The play on this issue is incredibly instructive. If you read some of Roberts’ opinions on some of these issues, you might think he is reasonable, assured, wise and just. You might believe he weighs all the evidence and comes to a conclusion based only and purely on the merits. And in a just world, he really might be wise, reasonable, and just.

But you cannot extract Robert’s views on the law from the political realities of America in the 1970’s. We are talking about Wallace’s Alabama. We’re talking about Texas, Louisiana, Georgia, Mississippi. We’re talking, for example, about a black woman named Lena Baker being sentenced to death and executed in 1945 for killing a white man after he repeatedly assaulted her. An all-white, all male jury sentenced her to death. Roberts isn’t troubled by it.

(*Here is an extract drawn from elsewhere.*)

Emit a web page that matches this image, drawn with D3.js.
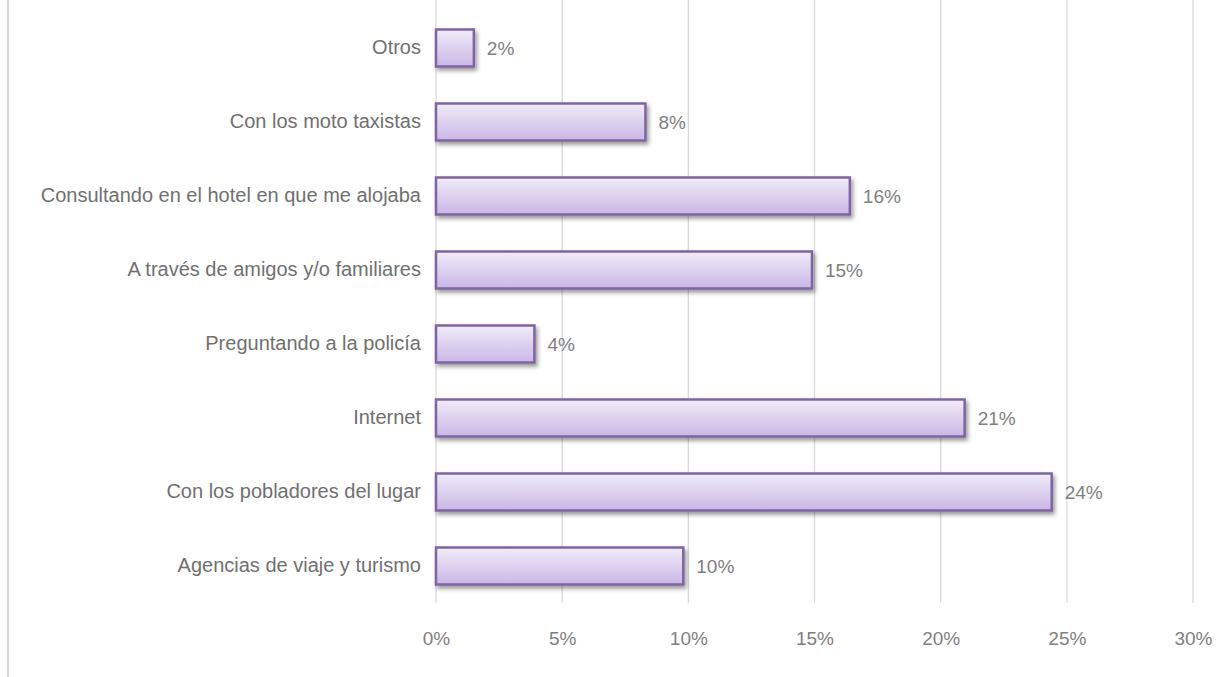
<!DOCTYPE html>
<html>
<head>
<meta charset="utf-8">
<script src="https://cdn.jsdelivr.net/npm/d3@7"></script>
<style>
  body { margin: 0; background: #fff; }
  svg { display: block; }
  text { font-family: "Liberation Sans Narrow", "Arial Narrow", "Liberation Sans", sans-serif; }
</style>
</head>
<body>
<script>
// categories from top to bottom, as drawn
let categories = [
    "Otros ",
    "Con los moto taxistas",
    "Consultando en el hotel en que me alojaba",
    "A través de amigos y/o familiares",
    "Preguntando a la policía",
    "Internet",
    "Con los pobladores del lugar",
    "Agencias de viaje y turismo"
];
let values = [1.5, 8.3, 16.4, 14.9, 3.9, 20.95, 24.4, 9.8];
let ticks = [0, 5, 10, 15, 20, 25, 30];

let width = 1232, height = 677;
let svg = d3.select("body").append("svg").attr("width", width).attr("height", height);

// chart frame (only left edge shows)
svg.append("line").attr("x1", 8).attr("x2", 8).attr("y1", 0).attr("y2", 677)
    .attr("stroke", "#d9d9d9").attr("stroke-width", 2);

let x = d3.scaleLinear().domain([0, 30]).range([436, 1193]);
let y = d3.scaleBand().domain(categories).range([11, 603]).paddingInner(0.5).paddingOuter(0.25);

let defs = svg.append("defs");
let grad = defs.append("linearGradient").attr("id", "barfill")
    .attr("x1", 0).attr("y1", 0).attr("x2", 0).attr("y2", 1);
grad.append("stop").attr("offset", "0%").attr("stop-color", "#f1ecf9");
grad.append("stop").attr("offset", "100%").attr("stop-color", "#c9b7e5");

let shadow = defs.append("filter").attr("id", "shadow")
    .attr("x", "-10%").attr("y", "-30%").attr("width", "130%").attr("height", "180%");
shadow.append("feDropShadow").attr("dx", 2).attr("dy", 3).attr("stdDeviation", 2)
    .attr("flood-color", "#000").attr("flood-opacity", 0.4);

// gridlines
svg.append("g").selectAll("line").data(ticks).join("line")
    .attr("x1", d => x(d)).attr("x2", d => x(d))
    .attr("y1", 0).attr("y2", 603)
    .attr("stroke", "#d9d9d9").attr("stroke-width", 1.3);

// x axis labels
let xAxis = svg.append("g").attr("transform", "translate(0,603)")
    .call(d3.axisBottom(x).tickValues(ticks).tickFormat(d => d + "%").tickSize(0).tickPadding(29));
xAxis.select(".domain").remove();
xAxis.selectAll("text").attr("font-size", 19).attr("fill", "#7f7f7f")
    .attr("font-family", "'Liberation Sans Narrow', 'Arial Narrow', 'Liberation Sans', sans-serif");

// y axis labels
let yAxis = svg.append("g").attr("transform", "translate(436,0)")
    .call(d3.axisLeft(y).tickSize(0).tickPadding(15));
yAxis.select(".domain").remove();
yAxis.selectAll("text").attr("font-size", 20).attr("fill", "#707070")
    .attr("font-family", "'Liberation Sans Narrow', 'Arial Narrow', 'Liberation Sans', sans-serif");

// bars
svg.append("g").selectAll("rect").data(values).join("rect")
    .attr("x", x(0))
    .attr("y", (d, i) => y(categories[i]))
    .attr("width", d => x(d) - x(0))
    .attr("height", y.bandwidth())
    .attr("fill", "url(#barfill)")
    .attr("stroke", "#8064a2")
    .attr("stroke-width", 2.5)
    .attr("filter", "url(#shadow)");

// data labels
svg.append("g").selectAll("text").data(values).join("text")
    .attr("x", d => x(d) + 13)
    .attr("y", (d, i) => y(categories[i]) + y.bandwidth() / 2)
    .attr("dy", "0.35em")
    .attr("font-size", 19).attr("fill", "#808080")
    .text(d => Math.round(d) + "%");
</script>
</body>
</html>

Roberts appears to hold the position that, since the woman is not innocent (nobody disagrees that she killed the man), the federal judiciary should not even look at the issue of whether or not she should be electrocuted for the crime because federal courts should not intrude on state jurisdictions. That’s the real-world application of Roberts judicial philosophy. In this case, we don’t “intrude” because…. well, figure it out.

So, Mr. Roberts, you would have permitted the execution of Ms. Baker, and, presumably, you would have rejected Brown vs. Board of Education. And, if I am not mistaken, Texas would still be able to arrest sodomites today.

If fact, Texas can. The Supreme Court may not be as powerful as you think. Texas can throw sodomites in jail, and if they have the money, and if they have good lawyers, and if they have 10 years, they could probably win an appeal.